Many Indigenous renaming initiatives, such as the PKOLS and Salish Sea campaigns, are collaborative efforts between First Nations and non-Indigenous communities. Joe Akerman sees undeniable value and strength in Indigenous/settler partnerships, but is troubled by the political power imbalances that such alliances can sometimes bring to the forefront. “Once the settler community comes on board and starts making space for the same message that First Nations have been continually telling government, only then does government finally listen,” he argues, “it’s unfortunate.”
Akerman reminds us that cross-cultural partnerships are, at their core, about creating lasting relationships. “It’s not something to move in and out of at your convenience,” he explains. It’s about, “building trust and listening and being directed by elders and knowledge keepers, and those whose traditional lands we are on.” Penn, meanwhile, explains that to her, being a respectful non-Indigenous ally means, “witnessing and acknowledging what people have been through,” and striving to, “build capacity with those who… are paddling in the same direction.”

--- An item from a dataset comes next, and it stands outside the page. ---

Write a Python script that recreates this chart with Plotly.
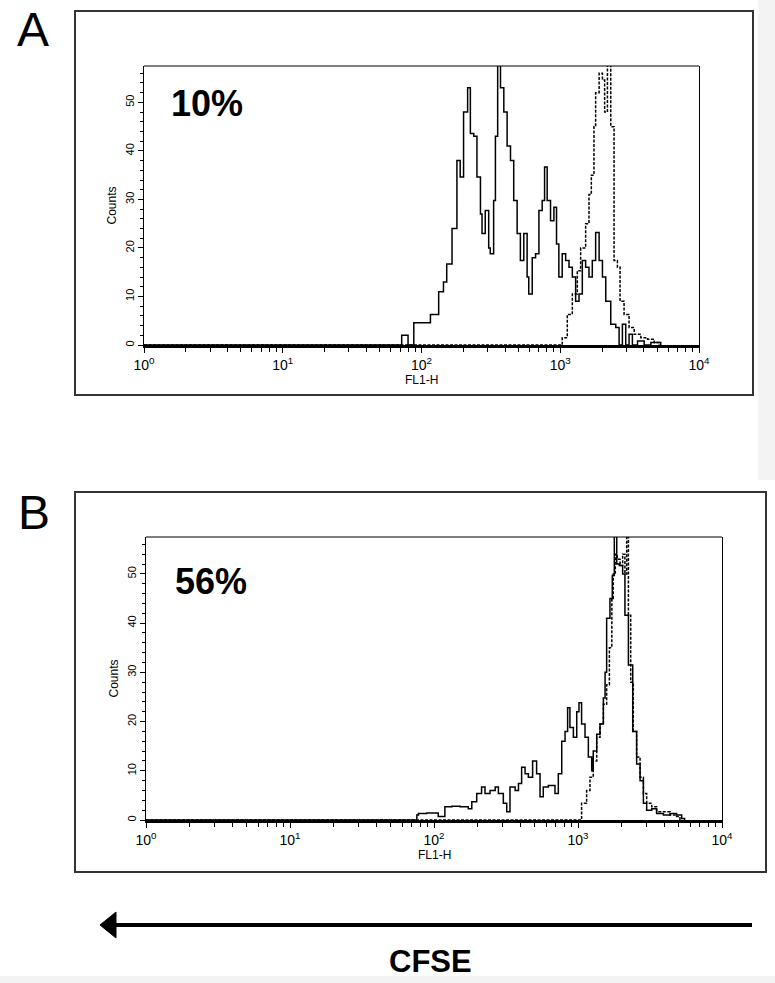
import plotly.graph_objects as go

# ---------------- data (FL1-H intensity, counts) ----------------
a_stim_fl = [1, 72, 80, 88, 95, 103, 116, 133, 144, 152, 166, 180, 190, 201, 215, 225, 238, 251, 266, 273,
             288, 305, 313, 331, 341, 354, 371, 392, 414, 438, 462, 489, 516, 546, 577, 593, 628, 664,
             702, 741, 771, 805, 851, 900, 940, 977, 1033, 1094, 1156, 1222, 1291, 1365, 1442, 1524,
             1611, 1702, 1799, 1906, 2014, 2128, 2312, 2512, 2655, 2805, 2965, 3133, 3311, 3606, 4027,
             4498, 5023, 5300]
a_stim_ct = [0, 2, 0, 4.6, 4.6, 4.6, 6.3, 11, 13, 16.7, 24, 38, 34.6, 48, 53, 43.6, 43, 34.6, 27, 23,
             27.7, 20, 18.8, 29.8, 43, 60, 53, 48, 41, 38, 29.8, 23, 17.4, 23, 14, 10.5, 18, 18.8,
             27.7, 29.8, 36.7, 29.8, 25.6, 28.4, 20.8, 14, 18.8, 17.4, 16, 14, 9, 10.5, 17.4, 16,
             14, 17.4, 23.2, 17.4, 14, 9, 4.3, 3.6, 0, 4.3, 0, 2.2, 0, 0.8, 0,
             0.5, 0.5, 0]

a_ctrl_fl = [1, 1004, 1033, 1124, 1222, 1327, 1403, 1524, 1611, 1675, 1750, 1799, 1906, 2014, 2089,
             2188, 2312, 2443, 2582, 2698, 2884, 3133, 3411, 3811, 4256, 4753, 5164]
a_ctrl_ct = [0, 0, 1.5, 6.3, 10.5, 15.3, 20, 25, 31, 35, 45, 52, 56, 54.6, 48,
             60, 45, 17.4, 16, 9, 6.3, 3.6, 2.2, 1.5, 1.2, 0.5, 0]

b_stim_fl = [1, 76, 78, 89, 107, 119, 133, 152, 173, 183, 198, 214, 226, 245, 266, 280, 303, 320, 337,
             366, 386, 406, 429, 452, 484, 516, 545, 574, 622, 675, 692, 730, 771, 813, 847, 879, 929,
             980, 1016, 1059, 1119, 1180, 1245, 1276, 1349, 1422, 1500, 1542, 1581, 1667, 1730, 1787,
             1858, 1936, 2042, 2118, 2239, 2399, 2554, 2698, 2845, 2999, 3251, 3516, 3917, 4355, 4842,
             5248, 5500]
b_stim_ct = [0, 1, 1.3, 1.4, 0.7, 2.7, 2.8, 2.7, 2.3, 3.7, 5.4, 6.7, 5.4, 6, 6.7, 5.4, 3.4, 1.7, 6.7,
             6, 7.4, 10.7, 9.4, 8.7, 12, 9.4, 4.7, 6.7, 7, 7, 5.4, 9.4, 16, 18, 22.8, 18.8, 16.8,
             22, 23.8, 19.5, 16.8, 12.8, 10, 14, 17.4, 19.5, 24.8, 30, 41, 45, 49.7, 60,
             52, 51.7, 50, 41.6, 31.5, 18, 11.4, 8, 3.4, 2, 2.3, 1.3, 1, 1.3, 1,
             0.3, 0]

b_ctrl_fl = [1, 1016, 1059, 1148, 1211, 1276, 1349, 1422, 1500, 1581, 1652, 1718, 1758, 1816, 1875,
             1959, 2042, 2118, 2178, 2239, 2323, 2421, 2554, 2698, 2845, 2999, 3251, 3516, 3917,
             4355, 4842, 5105]
b_ctrl_ct = [0, 0, 3.4, 6, 8.7, 12, 16.8, 19.5, 23.5, 27.5, 35, 45, 50, 54, 53,
             51.7, 54, 50, 60, 41.6, 28, 18, 12.8, 8.7, 5.4, 3.4, 2.7, 1.7, 1.7,
             1, 0.7, 0]

x_tickvals = [1, 10, 100, 1000, 10000]
x_ticktext = ["10<sup>0</sup>", "10<sup>1</sup>", "10<sup>2</sup>", "10<sup>3</sup>", "10<sup>4</sup>"]
panel_letters = ["A", "B"]
panel_percents = ["10%", "56%"]

# ---------------- layout helpers ----------------
W, H = 775, 983
def px(x):
    return x / W
def py(y):
    return 1 - y / H

FONT = "Liberation Sans, Arial, sans-serif"

fig = go.Figure()
for fl, ct, ax, dash in [(a_stim_fl, a_stim_ct, "1", "solid"), (a_ctrl_fl, a_ctrl_ct, "1", "3px,1.5px"),
                         (b_stim_fl, b_stim_ct, "2", "solid"), (b_ctrl_fl, b_ctrl_ct, "2", "3px,1.5px")]:
    fig.add_trace(go.Scatter(x=fl, y=ct, mode="lines", line=dict(color="black", width=1.5, dash=dash, shape="hv"),
                             xaxis="x" if ax == "1" else "x2", yaxis="y" if ax == "1" else "y2",
                             showlegend=False, hoverinfo="skip"))

def xaxis_cfg(dom, anchor):
    return dict(domain=dom, anchor=anchor, type="log", range=[0, 4], tickmode="array",
                tickvals=x_tickvals, ticktext=x_ticktext, ticks="outside", ticklen=5, tickwidth=1.2,
                tickcolor="black", showline=True, linecolor="black", linewidth=2.5, mirror=False,
                showgrid=False, zeroline=False, automargin=False,
                tickfont=dict(family=FONT, size=14, color="black"),
                minor=dict(ticks="outside", ticklen=4, tickwidth=1, tickcolor="black", dtick="D1", showgrid=False))

def yaxis_cfg(dom, anchor):
    return dict(domain=dom, anchor=anchor, range=[0, 57.5], dtick=10, tick0=0, ticks="outside",
                ticklen=5, tickwidth=1.2, tickcolor="black", tickangle=-90, showline=True,
                linecolor="black", linewidth=1.2, mirror=True, showgrid=False, zeroline=False,
                automargin=False, tickfont=dict(family=FONT, size=11, color="black"),
                minor=dict(ticks="outside", ticklen=3, tickwidth=1, tickcolor="black", dtick=2, showgrid=False),
                title=dict(text="Counts", font=dict(family=FONT, size=12, color="black"), standoff=4))

fig.update_layout(
    width=W, height=H, margin=dict(l=0, r=0, t=0, b=0, autoexpand=False),
    paper_bgcolor="white", plot_bgcolor="white",
    xaxis=xaxis_cfg([px(144), px(699)], "y"),
    yaxis=yaxis_cfg([py(345), py(66)], "x"),
    xaxis2=xaxis_cfg([px(146), px(722)], "y2"),
    yaxis2=yaxis_cfg([py(820), py(537)], "x2"),
)

shapes = []
# light grey page edges of the scanned figure
shapes.append(dict(type="rect", xref="paper", yref="paper", x0=px(758), x1=1, y0=py(480), y1=1,
                   fillcolor="#f3f3f3", line=dict(width=0), layer="below"))
shapes.append(dict(type="rect", xref="paper", yref="paper", x0=0, x1=1, y0=0, y1=py(976),
                   fillcolor="#f3f3f3", line=dict(width=0), layer="below"))
# outer panel boxes
shapes.append(dict(type="rect", xref="paper", yref="paper", x0=px(75), x1=px(753), y0=py(395), y1=py(11),
                   line=dict(color="#333", width=2)))
shapes.append(dict(type="rect", xref="paper", yref="paper", x0=px(75), x1=px(766), y0=py(872), y1=py(492),
                   line=dict(color="#333", width=2)))
# top frame lines of inner plots
for xr, yr in [("x domain", "y domain"), ("x2 domain", "y2 domain")]:
    shapes.append(dict(type="line", xref=xr, yref=yr, x0=0, x1=1, y0=1, y1=1, line=dict(color="black", width=1.2)))
# CFSE arrow
shapes.append(dict(type="line", xref="paper", yref="paper", x0=px(110), x1=px(752), y0=py(925), y1=py(925),
                   line=dict(color="black", width=4)))
shapes.append(dict(type="path", xref="paper", yref="paper",
                   path=f"M {px(100)} {py(925)} L {px(116)} {py(912)} L {px(116)} {py(938)} Z",
                   fillcolor="black", line=dict(color="black", width=1)))
fig.update_layout(shapes=shapes)

ann = []
for letter, (xx, yy) in zip(panel_letters, [(33, 30), (34, 512)]):
    ann.append(dict(text=letter, x=px(xx), y=py(yy), xref="paper", yref="paper", showarrow=False,
                    font=dict(family=FONT, size=48, color="black"), xanchor="center", yanchor="middle"))
for pct, (xx, yy) in zip(panel_percents, [(207, 103), (211, 581)]):
    ann.append(dict(text=f"<b>{pct}</b>", x=px(xx), y=py(yy), xref="paper", yref="paper", showarrow=False,
                    font=dict(family=FONT, size=36, color="black"), xanchor="center", yanchor="middle"))
for xr, yy in [("x", 380), ("x2", 855)]:
    ann.append(dict(text="FL1-H", x=2, y=py(yy), xref=xr, yref="paper", showarrow=False,
                    font=dict(family=FONT, size=12, color="black"), xanchor="center", yanchor="middle"))
ann.append(dict(text="<b>CFSE</b>", x=px(430), y=py(961), xref="paper", yref="paper", showarrow=False,
                font=dict(family=FONT, size=31, color="black"), xanchor="center", yanchor="middle"))
fig.update_layout(annotations=ann)

fig.write_html("out.html", post_script="document.body.style.margin='0';",
               config={"displayModeBar": False})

The University of California Berkeley Geographer, Bernard Nietschmann, famously stated that, “more Indigenous territory has been claimed by maps than by guns… and more Indigenous territory can be reclaimed and defended by maps than by guns.” The people who marched to the top of PKOLS demonstrated the spirit of Nietschmann’s argument when they stood in unison at the summit, collectively reclaiming the land they stood on. They understood that achieving meaningful reconciliation requires going beyond place names, and towards the restoration of Indigenous self-determination and equitable access to material resources. And yet, 700 people gathered at the top of a hill in the early evening hours of May 22, 2013, just the same because they understood that names matter, and that ultimately, reconciliation is about everything we do.